Pharmaceutical Technology
Volume 36, Issue 9, pp. s26-s29

There are many elements of project management that are generic across both project and industry types; however, there are some specific challenges within the pharmaceutical industry. The ISPE Good Practice Guide: Project Management for the Pharmaceutical Industry (PM GPG) was developed to address those challenges with certain key aims in mind (1). This formed the basis of the business case, which further detailed key objectives.

The first objective was to create a document to discuss and compile best practices for project-management concepts within the context of the pharmaceutical industry, which has unique needs and challenges. The second aim was to have the PM GPG serve as a toolkit to help pharmaceutical project managers deliver successful projects quickly. The developers set out to offer content that addresses managing risks common to pharmaceutical projects and to promote and support a common language for the pharmaceutical project-management community.

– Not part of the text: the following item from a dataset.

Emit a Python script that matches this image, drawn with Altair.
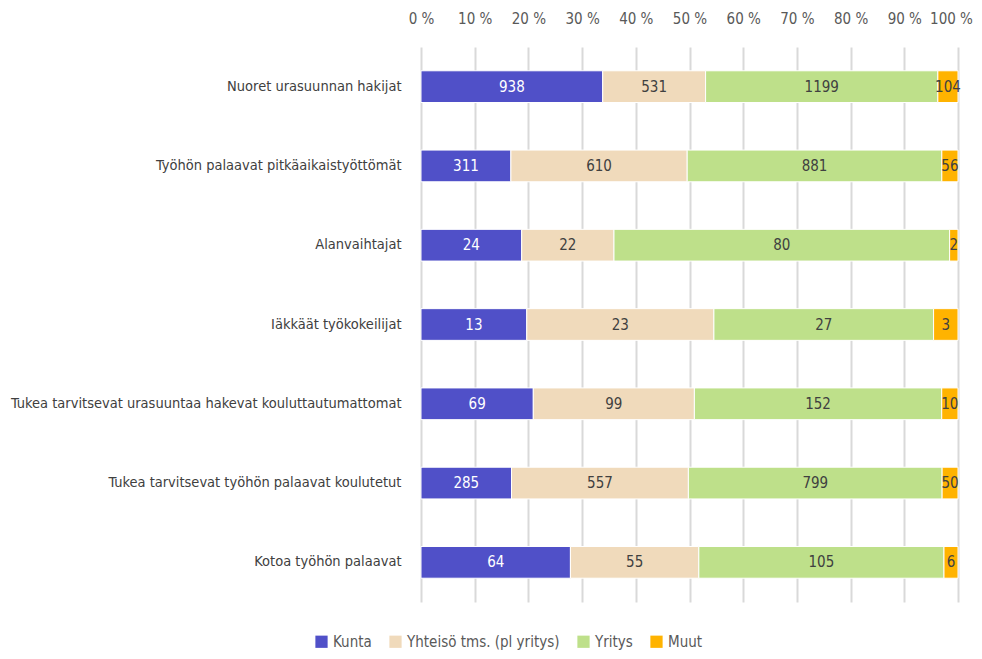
import altair as alt
import pandas as pd

categories = [
    "Nuoret urasuunnan hakijat",
    "Työhön palaavat pitkäaikaistyöttömät",
    "Alanvaihtajat",
    "Iäkkäät työkokeilijat",
    "Tukea tarvitsevat urasuuntaa hakevat kouluttautumattomat",
    "Tukea tarvitsevat työhön palaavat koulutetut",
    "Kotoa työhön palaavat",
]
series = ["Kunta", "Yhteisö tms. (pl yritys)", "Yritys", "Muut"]
kunta = [938, 311, 24, 13, 69, 285, 64]
yhteiso = [531, 610, 22, 23, 99, 557, 55]
yritys = [1199, 881, 80, 27, 152, 799, 105]
muut = [104, 56, 2, 3, 10, 50, 6]
colors = ["#5050C8", "#F0DABB", "#BEE08A", "#FFB300"]
text_colors = ["#FFFFFF", "#404040", "#404040", "#404040"]

rows = []
for vals, s, k in zip([kunta, yhteiso, yritys, muut], series, range(4)):
    for c, v in zip(categories, vals):
        rows.append({"cat": c, "series": s, "value": v, "order": k, "tc": text_colors[k]})
df = pd.DataFrame(rows)

FONT = "DejaVu Sans Condensed, sans-serif"

base = alt.Chart(df).transform_stack(
    stack="value", groupby=["cat"], as_=["x0", "x1"], offset="normalize",
    sort=[alt.SortField("order", order="ascending")]
).transform_calculate(mid="(datum.x0 + datum.x1) / 2")

y = alt.Y("cat:N", sort=categories, title=None,
          scale=alt.Scale(paddingInner=0.6, paddingOuter=0.3),
          axis=alt.Axis(domain=False, ticks=False, labelPadding=20, labelFontSize=14.5,
                        labelColor="#404040", labelFont=FONT, labelLimit=500))

bars = base.mark_bar(stroke="white", strokeWidth=1).encode(
    y=y,
    x=alt.X("x0:Q", scale=alt.Scale(domain=[0, 1]), title=None,
            axis=alt.Axis(orient="top", values=[i / 10 for i in range(11)],
                          labelExpr="round(datum.value*100) + ' %'",
                          labelOverlap=False, labelFlush=False,
                          labelOffset={"condition": {"test": "datum.value == 1", "value": -7}, "value": 0},
                          domain=False, ticks=False, labelPadding=21,
                          labelFontSize=15, labelColor="#595959", labelFont=FONT,
                          gridColor="#D9D9D9", gridWidth=2)),
    x2="x1:Q",
    color=alt.Color("series:N", sort=series, title=None,
                    scale=alt.Scale(domain=series, range=colors),
                    legend=alt.Legend(orient="none", direction="horizontal",
                                      legendX=-107, legendY=587,
                                      symbolType="square", symbolSize=150,
                                      symbolStrokeWidth=0,
                                      labelFontSize=15, labelColor="#595959",
                                      labelFont=FONT, columnPadding=16,
                                      labelLimit=300)),
)

texts = base.mark_text(fontSize=15, font=FONT).encode(
    y=alt.Y("cat:N", sort=categories),
    x=alt.X("mid:Q"),
    text=alt.Text("value:Q"),
    color=alt.Color("tc:N", scale=None),
)

chart = alt.layer(bars, texts).properties(
    width=537, height=555,
    autosize=alt.AutoSizeParams(type="none"),
    padding={"left": 413, "top": 39, "right": 16, "bottom": 48},
).configure_view(stroke=None)

chart.save("out.html", embed_options={"renderer": "svg", "actions": False})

Figure 1: The Project Management Good Practice Guide hypothesis. (FIGURES 1-5 COURTESY OF ISPE)
Furthermore, in reviewing current trends in both project management and the delivery of pharmaceutical projects, a hypothesis was developed around how the value of project management needed to be developed within the pharmaceutical industry (see Figure 1). Although the purpose of the guide was not to duplicate generic project management practices already contained in other standard project management guidance documents, the guide should and would highlight areas of project management where improvement was value-added (e.g., people management and risk management) even if the challenges for their management were not distinctly different from other industries.

Project-delivery plan

Once the business case for the guide gained ISPE approval, the project for developing the guide began. A project director and project manager were appointed, and a team of key stakeholders was formed. The team developed a vision of success for the project.

With this key structure in place, the core team agreed that for the team to achieve success, all had to behave as "good practice" project managers. The team had to use its combined project-management expertise to deliver quality content in an effective, value-added way. The fundamental philosophy driving the delivery was summarized in one phrase: "practice what we preach." In other words, the team needed to use good practice in project management throughout the guide project. The development of a robust project delivery plan (PDP), therefore, was a key requirement.

A PDP requires a project team to fully consider all elements of project delivery before actually starting to deliver the project. For example, in the PM GPG project, the PDP allowed the team to consider its strategy for stakeholder management before making any announcement requiring writers or reviewers involvement.


Figure 2: A stage-gate approach to project management.
The PDP also ensured that the team gained agreement with ISPE on the governance process for publication, agreed-on key stage gates, and "go or no/go" decisions throughout the writing, reviewing, and publishing process. Figure 2 shows an example of the stage-gate process developed for pharmaceutical projects. It emphasizes the lifecycle approach to project management and the value of stage gates as a way to check that progress should continue; key questions are asked and answered with supporting data.

The approach to managing stakeholders involved working as a small core team to develop the guide structure and key concepts. Involvement of subject-matter experts (SMEs) was requested so that small chapter teams could be formed, each led by a member of the core team. A schedule was developed based on the agreed-on stage gates, and milestones were used to review progress with each chapter team.

In this way, the guide team avoided the usual collaborative document development process of starting with too many eager volunteers who slowly decline to be the active team of writers. In order to effectively engage the industry, the team needed to develop the guide quickly and in a lean manner. Those wanting to get involved, but without the time, were encouraged to get involved in the industry review, a crucial aspect of the whole process.